Pour leur deuxième disque, Bon Iver joue le contrepied. Le groupe / projet de Justin Vernon (plus Mike Noyce et Sean Carey) était devenu chouchou de l'indie-folk connectée au net avec "For Emma, forever ago" (2008), nu comme l'écorce des arbres entourant la cabane au fond des bois qui a vu son enregistrement. Sobrement intitulé "Bon Iver", ce nouveau Lp enfile une doudoune cotonneuse et se promène dans autant de lieux que de chansons – une manière de solder le compte de "For Emma" ?
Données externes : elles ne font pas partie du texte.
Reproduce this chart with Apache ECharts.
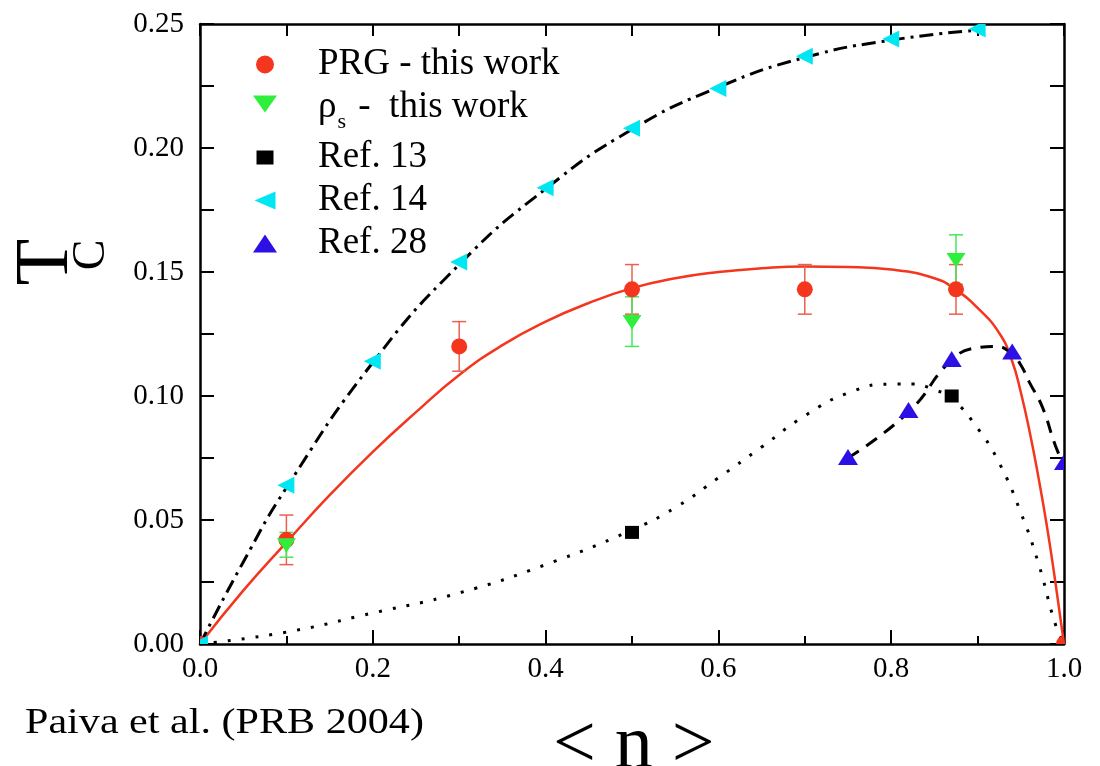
<!DOCTYPE html>
<html>
<head>
<meta charset="utf-8">
<script src="https://cdn.jsdelivr.net/npm/echarts@6/dist/echarts.min.js"></script>
<style>
html,body{margin:0;padding:0;background:#fff;}
#chart{width:1100px;height:766px;}
</style>
</head>
<body>
<div id="chart"></div>
<script>
// ---------- data ----------
const xTicks = [0.0, 0.2, 0.4, 0.6, 0.8, 1.0];
const yTicks = [0.00, 0.05, 0.10, 0.15, 0.20, 0.25];

// PRG - this work (red circles with error bars)
const prgX   = [0.0, 0.1, 0.3, 0.5, 0.7, 0.875, 1.0];
const prgY   = [0.0, 0.042, 0.120, 0.143, 0.143, 0.143, 0.0];
const prgErr = [null, 0.010, 0.010, 0.010, 0.010, 0.010, null];

// rho_s - this work (green down triangles with error bars)
const rhoX   = [0.1, 0.5, 0.875];
const rhoY   = [0.040, 0.130, 0.155];
const rhoErr = [0.005, 0.010, 0.010];

// Ref. 13 (black squares)
const ref13X = [0.5, 0.87];
const ref13Y = [0.045, 0.100];

// Ref. 14 (cyan left triangles)
const ref14X = [0.0, 0.1, 0.2, 0.3, 0.4, 0.5, 0.6, 0.7, 0.8, 0.9];
const ref14Y = [0.0, 0.064, 0.114, 0.154, 0.184, 0.208, 0.224, 0.237, 0.244, 0.248];

// Ref. 28 (blue triangles)
const ref28X = [0.75, 0.82, 0.87, 0.94, 1.0];
const ref28Y = [0.075, 0.094, 0.1145, 0.1175, 0.073];

// Curves
const prgFitX = [0, 0.05, 0.1, 0.15, 0.2, 0.25, 0.3, 0.35, 0.4, 0.45, 0.5, 0.55, 0.6, 0.65, 0.7, 0.75, 0.8, 0.85, 0.875, 0.9, 0.925, 0.94, 0.95, 0.96, 0.97, 0.98, 0.99, 1.0];
const prgFitY = [0, 0.0215, 0.041, 0.060, 0.0775, 0.0935, 0.1085, 0.1205, 0.130, 0.1375, 0.1435, 0.1475, 0.150, 0.1515, 0.1522, 0.152, 0.151, 0.1475, 0.1428, 0.1355, 0.1254, 0.114, 0.1015, 0.086, 0.068, 0.048, 0.025, 0];

const ref14CurveX = [0, 0.05, 0.1, 0.2, 0.3, 0.4, 0.5, 0.6, 0.7, 0.8, 0.9];
const ref14CurveY = [0, 0.033, 0.063, 0.1135, 0.153, 0.1835, 0.2075, 0.2245, 0.2365, 0.2435, 0.2475];

const ref13CurveX = [0, 0.1, 0.2, 0.3, 0.4, 0.5, 0.55, 0.6, 0.65, 0.7, 0.75, 0.8, 0.825, 0.85, 0.87, 0.9, 0.925, 0.95, 0.97, 0.99, 1.0];
const ref13CurveY = [0, 0.0048, 0.0125, 0.0206, 0.032, 0.046, 0.055, 0.067, 0.0794, 0.092, 0.1012, 0.1048, 0.1048, 0.1025, 0.099, 0.087, 0.073, 0.053, 0.033, 0.008, 0];

const ref28CurveX = [0.75, 0.82, 0.87, 0.9, 0.92, 0.94, 0.95, 0.96, 0.975, 0.99, 1.0];
const ref28CurveY = [0.075, 0.0935, 0.1145, 0.1195, 0.1200, 0.1170, 0.1125, 0.1055, 0.0955, 0.080, 0.072];

// ---------- styling ----------
const FONT = '"Liberation Serif", "Times New Roman", serif';
const RED = '#f4361f', RED_BAR = '#e9604e';
const GREEN = '#2ef03c', GREEN_BAR = '#46e85a';
const CYAN = '#00e6f2', BLUE = '#2c10e4', BLACK = '#000000';

const N_PRG = 'PRG - this work';
const N_RHO = 'ρs - this work';
const N_13 = 'Ref. 13';
const N_14 = 'Ref. 14';
const N_28 = 'Ref. 28';

const zip = (xs, ys) => xs.map((x, i) => [x, ys[i]]);

function shapeAt(shape, cx, cy, color) {
  switch (shape) {
    case 'circle':
      return {type: 'circle', shape: {cx, cy, r: 8}, style: {fill: color}};
    case 'down':
      return {type: 'polygon', shape: {points: [[cx - 9.5, cy - 6.5], [cx + 9.5, cy - 6.5], [cx, cy + 8]]}, style: {fill: color}};
    case 'square':
      return {type: 'rect', shape: {x: cx - 7, y: cy - 6.5, width: 14, height: 13}, style: {fill: color}};
    case 'left':
      return {type: 'polygon', shape: {points: [[cx - 9, cy], [cx + 8, cy - 8.5], [cx + 8, cy + 8.5]]}, style: {fill: color}};
    case 'up':
      return {type: 'polygon', shape: {points: [[cx, cy - 9], [cx + 10, cy + 7], [cx - 10, cy + 7]]}, style: {fill: color}};
  }
}

function markerSeries(name, xs, ys, color, shape) {
  return {
    name, type: 'custom', clip: true, z: 5,
    itemStyle: {color},
    data: zip(xs, ys),
    encode: {x: 0, y: 1},
    renderItem: (params, api) => {
      const c = api.coord([api.value(0), api.value(1)]);
      return shapeAt(shape, c[0], c[1], color);
    }
  };
}

function errorSeries(name, xs, ys, errs, color) {
  const data = [];
  xs.forEach((x, i) => { if (errs[i] != null) data.push([x, ys[i] - errs[i], ys[i] + errs[i]]); });
  return {
    name, type: 'custom', clip: true, z: 4,
    data, encode: {x: 0, y: [1, 2]},
    renderItem: (params, api) => {
      const x = api.value(0);
      const lo = api.coord([x, api.value(1)]);
      const hi = api.coord([x, api.value(2)]);
      const w = 7;
      const st = {stroke: color, lineWidth: 1.5};
      return {type: 'group', children: [
        {type: 'line', shape: {x1: lo[0], y1: lo[1], x2: hi[0], y2: hi[1]}, style: st},
        {type: 'line', shape: {x1: lo[0] - w, y1: lo[1], x2: lo[0] + w, y2: lo[1]}, style: st},
        {type: 'line', shape: {x1: hi[0] - w, y1: hi[1], x2: hi[0] + w, y2: hi[1]}, style: st}
      ]};
    }
  };
}

function curveSeries(name, xs, ys, color, width, type, smooth) {
  return {
    name, type: 'line', showSymbol: false, symbol: 'none', smooth: smooth, z: 3,
    data: zip(xs, ys),
    lineStyle: {color, width, type},
    silent: true
  };
}

const axisLine = {show: true, onZero: false, lineStyle: {color: '#000', width: 2.5}};
const tickStyle = {color: '#000', width: 2};

const option = {
  animation: false,
  backgroundColor: '#ffffff',
  grid: {left: 200, right: 36, top: 24, bottom: 122, containLabel: false},
  xAxis: [
    {
      type: 'value', position: 'bottom', min: 0, max: 1, interval: 0.2,
      axisLine, axisTick: {show: true, inside: true, length: 14, lineStyle: tickStyle},
      minorTick: {show: true, splitNumber: 2, length: 8, lineStyle: tickStyle},
      axisLabel: {show: true, color: '#000', fontFamily: FONT, fontSize: 29, margin: 11,
        formatter: v => { const t = xTicks.find(k => Math.abs(k - v) < 1e-9); return t == null ? '' : t.toFixed(1); }},
      splitLine: {show: false}, minorSplitLine: {show: false}
    },
    {
      type: 'value', position: 'top', min: 0, max: 1, interval: 0.1,
      axisLine, axisTick: {show: true, inside: true, length: 12, lineStyle: tickStyle},
      axisLabel: {show: false}, splitLine: {show: false}
    }
  ],
  yAxis: [
    {
      type: 'value', position: 'left', min: 0, max: 0.25, interval: 0.05,
      axisLine, axisTick: {show: true, inside: true, length: 14, lineStyle: tickStyle},
      minorTick: {show: true, splitNumber: 2, length: 14, lineStyle: tickStyle},
      axisLabel: {show: true, color: '#000', fontFamily: FONT, fontSize: 29, margin: 16,
        formatter: v => { const t = yTicks.find(k => Math.abs(k - v) < 1e-9); return t == null ? '' : t.toFixed(2); }},
      splitLine: {show: false}, minorSplitLine: {show: false}
    },
    {
      type: 'value', position: 'right', min: 0, max: 0.25, interval: 0.025,
      axisLine, axisTick: {show: true, inside: true, length: 14, lineStyle: tickStyle},
      axisLabel: {show: false}, splitLine: {show: false}
    }
  ],
  legend: {
    orient: 'vertical', left: 248, top: 41,
    itemWidth: 24, itemHeight: 18, itemGap: 6,
    selectedMode: false,
    data: [
      {name: N_PRG, icon: 'circle', itemStyle: {color: RED}},
      {name: N_RHO, icon: 'path://M0,0L24,0L12,17Z', itemStyle: {color: GREEN}},
      {name: N_13, icon: 'path://M0,0M24,18M3.5,2L20.5,2L20.5,16L3.5,16Z', itemStyle: {color: BLACK}},
      {name: N_14, icon: 'path://M0,0M24,18M1.5,9L22.5,0L22.5,18Z', itemStyle: {color: CYAN}},
      {name: N_28, icon: 'path://M12,0L24,18L0,18Z', itemStyle: {color: BLUE}}
    ],
    formatter: name => name === N_RHO ? '{b|ρ}{s|s}{b| -  this work}' : '{a|' + name + '}',
    textStyle: {
      color: '#000', fontFamily: FONT, fontSize: 37, lineHeight: 30, padding: [0, 0, 0, 36],
      rich: {
        a: {fontFamily: FONT, fontSize: 37, lineHeight: 30, color: '#000'},
        b: {fontFamily: FONT, fontSize: 37, lineHeight: 30, color: '#000', padding: [0, 0, 0, 0], verticalAlign: 'top'},
        s: {fontFamily: FONT, fontSize: 22, lineHeight: 14, color: '#000', padding: [22, 3, 0, 1], verticalAlign: 'top'}
      }
    }
  },
  graphic: [
    {type: 'text', x: 47, y: 262, rotation: Math.PI / 2, silent: true,
      style: {text: 'T', fontFamily: FONT, fontSize: 76, fill: '#000', align: 'center', verticalAlign: 'middle'}},
    {type: 'text', x: 92, y: 255, rotation: Math.PI / 2, silent: true,
      style: {text: 'C', fontFamily: FONT, fontSize: 46, fill: '#000', align: 'center', verticalAlign: 'middle'}},
    {type: 'text', x: 553, y: 747, silent: true,
      style: {text: '< n >', fontFamily: FONT, fontSize: 76, fill: '#000', align: 'left', verticalAlign: 'middle'}},
    {type: 'text', x: 25, y: 724, scaleX: 1.17, silent: true,
      style: {text: 'Paiva et al. (PRB 2004)', fontFamily: FONT, fontSize: 36, fill: '#000', align: 'left', verticalAlign: 'middle'}}
  ],
  series: [
    curveSeries('PRG fit', prgFitX, prgFitY, RED, 2.5, 'solid', 0.5),
    curveSeries('Ref. 14 curve', ref14CurveX, ref14CurveY, BLACK, 3, [14, 6, 3, 6], 0.5),
    curveSeries('Ref. 13 curve', ref13CurveX, ref13CurveY, BLACK, 3, [3, 11], 0.5),
    curveSeries('Ref. 28 curve', ref28CurveX, ref28CurveY, BLACK, 3, [13, 9], 0.5),
    errorSeries('PRG error', prgX, prgY, prgErr, RED_BAR),
    errorSeries('rho error', rhoX, rhoY, rhoErr, GREEN_BAR),
    markerSeries(N_PRG, prgX, prgY, RED, 'circle'),
    markerSeries(N_RHO, rhoX, rhoY, GREEN, 'down'),
    markerSeries(N_13, ref13X, ref13Y, BLACK, 'square'),
    markerSeries(N_14, ref14X, ref14Y, CYAN, 'left'),
    markerSeries(N_28, ref28X, ref28Y, BLUE, 'up')
  ]
};

const chart = echarts.init(document.getElementById('chart'), null, {renderer: 'canvas'});
chart.setOption(option);
</script>
</body>
</html>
"Perth" pose d'emblée quelques bases autour desquelles "Bon Iver" va plus ou moins mollement s'aventurer : des arpèges de guitare électrique résonnant dans le vide, des voix dont une de tête pour un effet d'aspiration verticale et une gestion des temps calmes et pleins. Vernon appelle dans plus d'un titre des univers musicaux éloignés les uns des autres, comme par exemple la rythmique de tambour-major sur ce même "Perth" remplacée ensuite par une batterie à double (voire triple !) pédalier comme dans le metal. La musique de Bon Iver est un peu mutante, corrigeant son folk à coup de field recordings électroniques, utilisant des cuivres et des cordes (le banjo) mais passant la voix au travers de filtres déshumanisants (notamment l'autotune sur le Ep "Blood bank"). C'est justement la voix qui (me) pose problème, haut perchée dans un falsetto continu, genre Bee Gees compatible blogosphère – créature curieuse, maniérée et recherchant les effets. Passé le décodage de la chanson d'ouverture, les titres ("Towers", "Hinnom TX.", Lisbon OH."...) s'enchaînent sans laisser d'autre trace dans la mémoire qu'une seule et même ambiance monotone... jusqu'à "Beth_Rest", ultime maniérisme dont on jurerait qu'il a été composé par Eric Serra période "Subway" ou "Le grand bleu" ! C'est paradoxalement ici, dans ce moment le plus déterritorialisé possible, également inhabitable et inconfortable, que l'on trouve un peu d'intérêt à "Bon Iver".
"Bon Iver" appartiendra à ceux qui aiment se forcer à rentrer dans un disque. Les autres, jusqu'ici indifférents à l'approche un peu ésotérique de Justin Vernon (voir son disque avec Volcano Choir), ne changeront pas d'avis.